The first word on the street that there were problems in date ranging on Factiva's Publications Library collection of full-text documents came from professional searchers discussing the issue on librarian listservs. One report came from searchers at the Business Week library. Apparently, using the "Current and Previous Year" default option in the "Advanced Searching" module failed to recover results from the years 1999 or 2000. Specifying the 2000 date range (from mm/dd/yyyy to mm/dd/yyyy) brought up nothing. The problem began a week or more before the complaints arose, but no warnings were placed on the relevant pages nor were alerts transmitted to registered users.Factiva (http://www.factiva.com) staff explained that the glitch arose in the course of a major maintenance activity, which was expected to last through the end of the year. Faced with the challenge of faulty date searches until the year 2002, users raised a fuss. According to Patricia Bridges, vice president of public relations, Factiva was initially unaware of the problem or that this maintenance activity had had any effect on customers. The problem had continued for about 6 days before the company started getting calls that alerted it to the glitch. Bridges stated that Factiva's normal behavior would be to identify the problems and communicate to customers. Failure to notify customers this time was "an aberration."
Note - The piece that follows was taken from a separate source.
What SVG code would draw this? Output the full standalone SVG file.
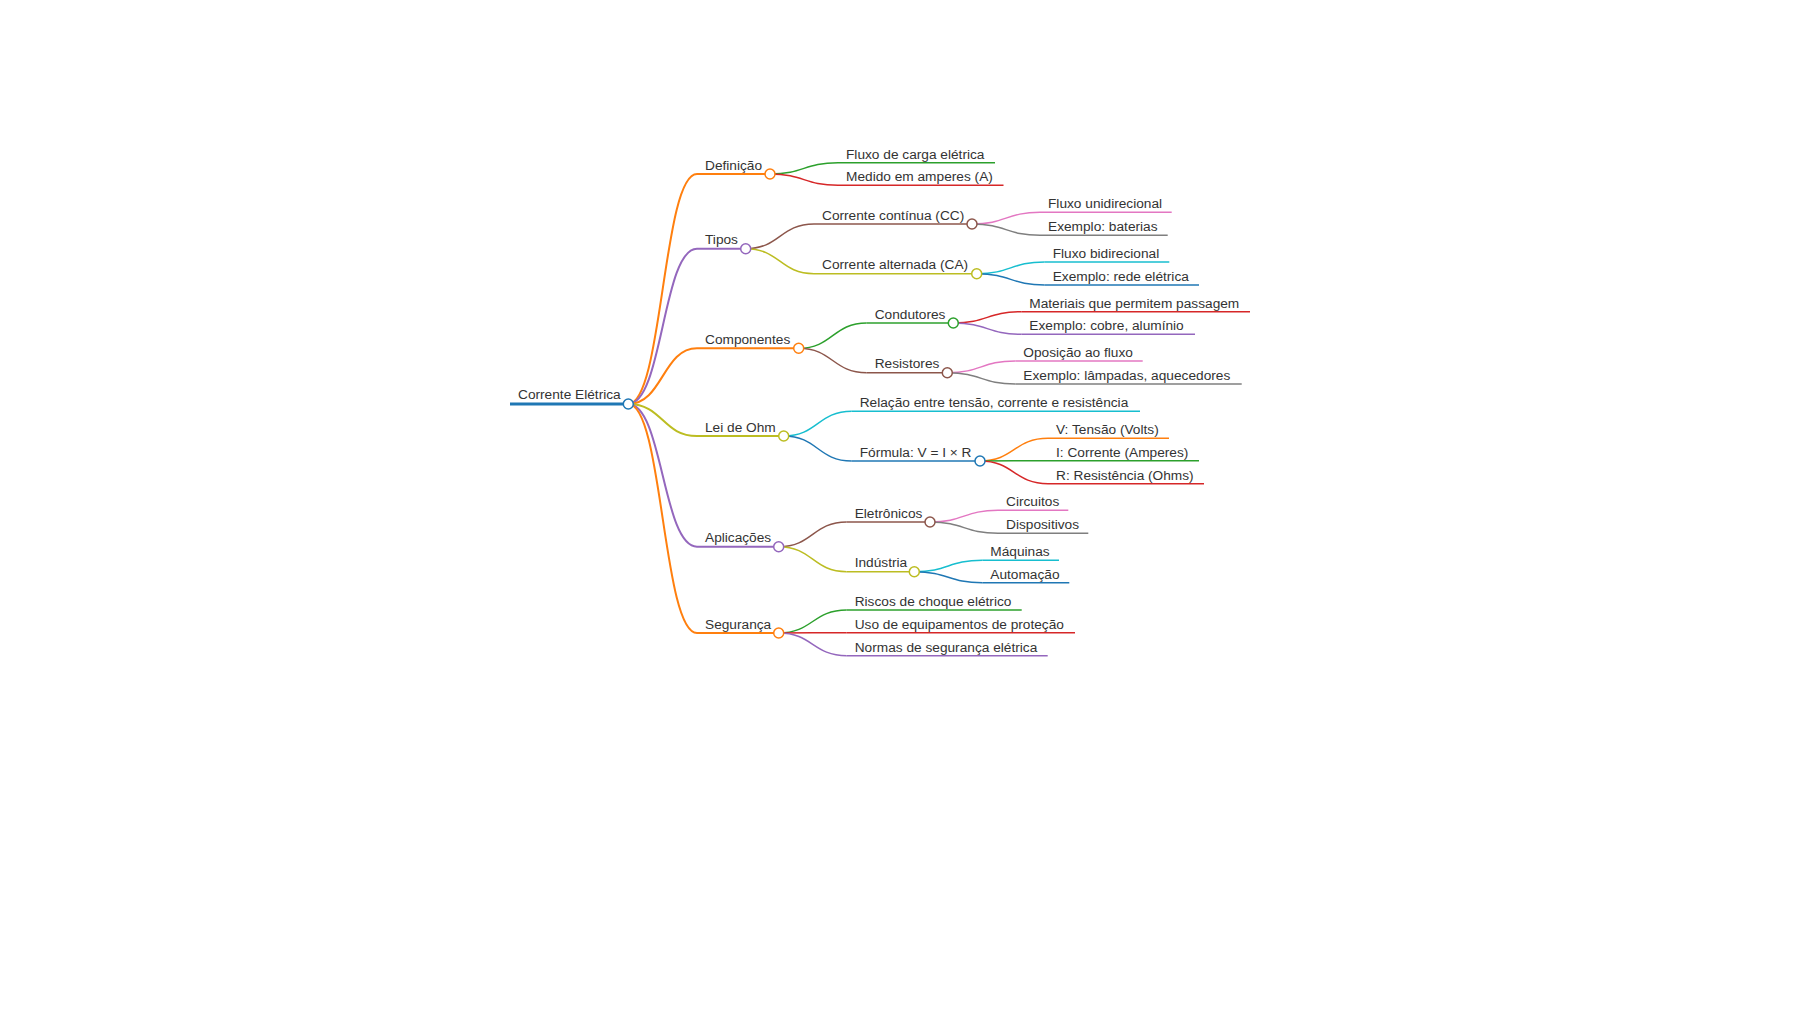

Bridges promised that Factiva would modify the date-searching default screen to "Current Year" by midnight on October 12. The company would also place warnings and help statements on the service, and send e-mail notifications to subscribers. The company's best advice was to use the "All Dates" option. Users particularly interested in articles from the years 1999 or 2000 could specify date sorting instead of relevance ranking as their display instruction in the "Advanced Searching" module and then scan through screens of data until they reached what they needed. However, Bridges indicated that a final fix, returning to an effective "Current and Previous Year" option, could take months.
On October 13, I checked the Publications Library. The specific date ranging worked for 1999 and 2000, singly or combined. However, the "Current and Previous Year" continued as the default option and continued to retrieve only articles from the year 2001.
On October 14, I checked the Publications Library again. This time the "Current and Previous Year" worked, gathering all of the years 2001, 2000, and 1999.
So the problem was fixed and faster than anticipated. But what lessons does this teach us? In an end-user searching world, traditional information industry firms can no longer rely on professional searchers serving as their early-warning system. The firms may have to do more in-house technical checking and build in more protective procedures to avoid such glitches. Motivation should be high, particularly in this case. Factiva does not charge for searching, only for finding and retrieving search results. Not only customers lose when the service fails to retrieve items of interest, so does Factiva.
More important, the policies and procedures for handling such glitches—posting warning notices on home pages and sending out e-mail alerts—just won't cut it when dealing with end-user markets. Factiva's Publications Library goes out to end-users through systems that do not require registration, e.g., through dowjones.com and a network of affiliate Web site outlets. Users only give names and contact information when they decide to buy an article. So how could Factiva notify any of those many users effectively? Only by alerting users at the search page, something that end-users still might not notice.
Ultimately, Factiva seems to have found the best course, namely a permanent fix. But maybe just one more check, starting October 15?